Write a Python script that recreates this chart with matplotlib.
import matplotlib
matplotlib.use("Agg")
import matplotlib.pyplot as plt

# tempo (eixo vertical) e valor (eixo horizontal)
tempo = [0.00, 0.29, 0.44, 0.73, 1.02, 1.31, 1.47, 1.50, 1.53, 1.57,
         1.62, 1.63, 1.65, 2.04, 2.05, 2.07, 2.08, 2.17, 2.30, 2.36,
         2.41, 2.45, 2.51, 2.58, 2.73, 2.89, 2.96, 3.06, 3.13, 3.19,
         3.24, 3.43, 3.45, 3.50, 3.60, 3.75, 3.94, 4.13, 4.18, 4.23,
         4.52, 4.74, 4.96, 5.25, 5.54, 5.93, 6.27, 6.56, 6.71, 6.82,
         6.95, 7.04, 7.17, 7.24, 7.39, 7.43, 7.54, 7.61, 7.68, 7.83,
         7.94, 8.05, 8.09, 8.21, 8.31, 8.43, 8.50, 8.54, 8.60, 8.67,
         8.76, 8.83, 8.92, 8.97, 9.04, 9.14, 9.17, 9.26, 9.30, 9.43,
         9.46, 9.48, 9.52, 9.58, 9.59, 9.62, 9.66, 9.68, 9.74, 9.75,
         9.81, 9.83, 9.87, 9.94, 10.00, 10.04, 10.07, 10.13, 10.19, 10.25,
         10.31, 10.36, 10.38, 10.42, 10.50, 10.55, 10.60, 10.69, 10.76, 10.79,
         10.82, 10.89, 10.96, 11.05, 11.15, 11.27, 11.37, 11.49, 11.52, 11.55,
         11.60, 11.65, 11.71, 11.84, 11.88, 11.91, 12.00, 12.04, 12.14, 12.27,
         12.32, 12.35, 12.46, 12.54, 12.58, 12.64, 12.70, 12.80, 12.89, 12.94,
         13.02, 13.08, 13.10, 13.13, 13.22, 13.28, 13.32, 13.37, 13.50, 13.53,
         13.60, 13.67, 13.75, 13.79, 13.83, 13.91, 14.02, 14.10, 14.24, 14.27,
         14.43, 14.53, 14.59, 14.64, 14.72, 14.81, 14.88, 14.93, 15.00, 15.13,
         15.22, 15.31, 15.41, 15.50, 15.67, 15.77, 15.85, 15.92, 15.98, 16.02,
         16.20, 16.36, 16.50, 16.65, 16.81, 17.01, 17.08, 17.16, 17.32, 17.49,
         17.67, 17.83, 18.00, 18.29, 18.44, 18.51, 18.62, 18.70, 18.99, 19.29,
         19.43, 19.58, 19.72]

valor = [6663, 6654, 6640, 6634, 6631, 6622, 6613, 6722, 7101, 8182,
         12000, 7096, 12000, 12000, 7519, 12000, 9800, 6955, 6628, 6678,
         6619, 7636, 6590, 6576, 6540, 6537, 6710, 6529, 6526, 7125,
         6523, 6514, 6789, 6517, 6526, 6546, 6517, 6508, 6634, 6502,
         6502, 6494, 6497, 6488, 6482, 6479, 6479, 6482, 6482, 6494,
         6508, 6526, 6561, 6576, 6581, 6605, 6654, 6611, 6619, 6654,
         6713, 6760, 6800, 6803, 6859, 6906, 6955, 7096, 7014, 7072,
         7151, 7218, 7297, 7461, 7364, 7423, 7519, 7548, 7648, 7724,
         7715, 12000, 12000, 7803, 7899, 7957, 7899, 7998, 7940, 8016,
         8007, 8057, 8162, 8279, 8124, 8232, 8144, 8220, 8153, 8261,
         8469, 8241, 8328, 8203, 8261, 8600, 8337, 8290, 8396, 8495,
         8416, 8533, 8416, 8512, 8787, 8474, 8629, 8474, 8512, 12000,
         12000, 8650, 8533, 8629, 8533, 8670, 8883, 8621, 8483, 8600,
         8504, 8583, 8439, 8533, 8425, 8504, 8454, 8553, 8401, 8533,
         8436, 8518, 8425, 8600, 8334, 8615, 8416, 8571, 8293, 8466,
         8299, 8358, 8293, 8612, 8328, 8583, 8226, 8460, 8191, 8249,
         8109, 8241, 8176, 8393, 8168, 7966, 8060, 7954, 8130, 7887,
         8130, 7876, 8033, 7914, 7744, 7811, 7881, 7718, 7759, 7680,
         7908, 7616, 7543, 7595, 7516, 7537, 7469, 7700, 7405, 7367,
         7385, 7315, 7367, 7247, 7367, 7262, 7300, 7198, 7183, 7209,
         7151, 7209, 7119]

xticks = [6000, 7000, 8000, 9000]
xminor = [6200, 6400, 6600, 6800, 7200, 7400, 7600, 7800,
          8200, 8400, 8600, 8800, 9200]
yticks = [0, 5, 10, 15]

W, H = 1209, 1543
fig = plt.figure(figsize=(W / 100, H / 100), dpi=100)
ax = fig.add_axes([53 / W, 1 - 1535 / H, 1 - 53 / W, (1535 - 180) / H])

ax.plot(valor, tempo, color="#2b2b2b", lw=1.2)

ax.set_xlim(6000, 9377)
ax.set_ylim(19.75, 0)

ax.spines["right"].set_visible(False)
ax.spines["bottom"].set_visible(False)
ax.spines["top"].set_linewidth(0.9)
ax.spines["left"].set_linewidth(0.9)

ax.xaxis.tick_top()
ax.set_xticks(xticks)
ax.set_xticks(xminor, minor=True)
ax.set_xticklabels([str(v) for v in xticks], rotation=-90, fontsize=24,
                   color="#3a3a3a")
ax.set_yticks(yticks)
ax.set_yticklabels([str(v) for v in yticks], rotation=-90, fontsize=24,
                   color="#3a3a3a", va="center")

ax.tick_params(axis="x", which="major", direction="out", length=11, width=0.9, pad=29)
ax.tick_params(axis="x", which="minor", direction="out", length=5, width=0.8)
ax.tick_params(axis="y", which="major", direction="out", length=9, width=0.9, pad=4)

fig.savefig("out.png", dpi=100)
_____
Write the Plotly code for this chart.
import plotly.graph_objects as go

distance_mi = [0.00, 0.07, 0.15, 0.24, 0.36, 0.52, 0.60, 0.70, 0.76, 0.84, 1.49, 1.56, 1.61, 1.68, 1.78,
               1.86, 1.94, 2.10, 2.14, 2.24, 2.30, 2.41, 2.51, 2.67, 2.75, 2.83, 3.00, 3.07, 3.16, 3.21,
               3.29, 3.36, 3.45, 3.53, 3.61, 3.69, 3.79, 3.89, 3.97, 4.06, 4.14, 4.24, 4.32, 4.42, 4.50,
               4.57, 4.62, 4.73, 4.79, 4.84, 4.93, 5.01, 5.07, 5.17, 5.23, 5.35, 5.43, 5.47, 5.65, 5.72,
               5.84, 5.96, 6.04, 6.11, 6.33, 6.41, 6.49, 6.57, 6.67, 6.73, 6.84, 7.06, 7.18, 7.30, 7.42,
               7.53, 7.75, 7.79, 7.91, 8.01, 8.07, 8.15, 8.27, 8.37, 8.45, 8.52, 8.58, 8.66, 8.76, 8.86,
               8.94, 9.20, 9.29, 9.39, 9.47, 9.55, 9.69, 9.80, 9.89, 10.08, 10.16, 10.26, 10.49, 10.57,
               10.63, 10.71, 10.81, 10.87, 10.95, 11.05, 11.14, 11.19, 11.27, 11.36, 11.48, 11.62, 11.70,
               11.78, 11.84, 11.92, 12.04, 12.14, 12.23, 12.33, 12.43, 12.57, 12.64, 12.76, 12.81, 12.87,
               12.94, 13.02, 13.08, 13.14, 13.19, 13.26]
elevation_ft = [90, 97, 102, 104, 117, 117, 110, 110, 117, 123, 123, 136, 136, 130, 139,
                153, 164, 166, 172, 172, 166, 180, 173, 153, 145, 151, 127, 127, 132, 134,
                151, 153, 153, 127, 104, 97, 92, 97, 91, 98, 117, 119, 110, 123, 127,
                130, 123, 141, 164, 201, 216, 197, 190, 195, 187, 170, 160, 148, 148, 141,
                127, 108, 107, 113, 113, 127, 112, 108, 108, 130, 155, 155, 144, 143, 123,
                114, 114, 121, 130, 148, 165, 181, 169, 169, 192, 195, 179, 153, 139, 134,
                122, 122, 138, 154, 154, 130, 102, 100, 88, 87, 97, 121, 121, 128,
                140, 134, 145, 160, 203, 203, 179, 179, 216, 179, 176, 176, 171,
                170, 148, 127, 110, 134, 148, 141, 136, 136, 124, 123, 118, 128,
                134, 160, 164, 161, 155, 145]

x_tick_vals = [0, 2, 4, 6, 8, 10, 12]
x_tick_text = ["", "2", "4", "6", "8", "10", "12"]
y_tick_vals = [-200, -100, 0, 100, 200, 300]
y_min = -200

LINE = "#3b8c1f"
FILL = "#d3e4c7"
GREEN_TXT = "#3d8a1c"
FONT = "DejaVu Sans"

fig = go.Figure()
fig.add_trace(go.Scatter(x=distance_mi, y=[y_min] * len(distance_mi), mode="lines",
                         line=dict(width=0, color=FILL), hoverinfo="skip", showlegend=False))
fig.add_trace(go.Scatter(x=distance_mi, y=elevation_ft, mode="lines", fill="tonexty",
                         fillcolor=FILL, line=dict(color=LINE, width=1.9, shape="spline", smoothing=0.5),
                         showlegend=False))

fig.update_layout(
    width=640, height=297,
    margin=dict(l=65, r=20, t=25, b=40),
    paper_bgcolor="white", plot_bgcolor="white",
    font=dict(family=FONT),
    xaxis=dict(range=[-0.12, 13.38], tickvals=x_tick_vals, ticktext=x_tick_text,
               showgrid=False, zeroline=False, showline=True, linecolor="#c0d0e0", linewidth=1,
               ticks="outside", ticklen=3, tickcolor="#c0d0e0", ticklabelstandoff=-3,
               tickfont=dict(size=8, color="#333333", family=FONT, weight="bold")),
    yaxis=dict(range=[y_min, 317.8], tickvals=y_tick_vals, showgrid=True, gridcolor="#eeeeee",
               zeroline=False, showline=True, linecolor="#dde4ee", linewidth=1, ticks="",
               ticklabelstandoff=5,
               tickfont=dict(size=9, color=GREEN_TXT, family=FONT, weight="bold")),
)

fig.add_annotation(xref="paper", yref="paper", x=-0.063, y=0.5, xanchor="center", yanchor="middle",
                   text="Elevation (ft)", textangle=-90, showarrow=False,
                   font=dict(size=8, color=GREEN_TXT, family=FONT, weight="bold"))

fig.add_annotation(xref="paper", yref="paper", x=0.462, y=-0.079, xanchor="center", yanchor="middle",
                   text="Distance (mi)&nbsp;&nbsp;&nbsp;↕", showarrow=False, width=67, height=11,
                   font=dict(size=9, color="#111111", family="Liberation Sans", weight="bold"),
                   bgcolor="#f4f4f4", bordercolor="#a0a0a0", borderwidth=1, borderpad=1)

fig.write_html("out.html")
_____
:: SHORT PROBLEM ::
Return the exact lines from the line with "Write a Python" to the line with "import matplotlib.pyplot as plt", inclusive of both, with nothing added.

:: RESPONSE TO THIS EXERCISE ::
Write a Python script that recreates this chart with matplotlib.
import matplotlib
matplotlib.use("Agg")
import matplotlib.pyplot as plt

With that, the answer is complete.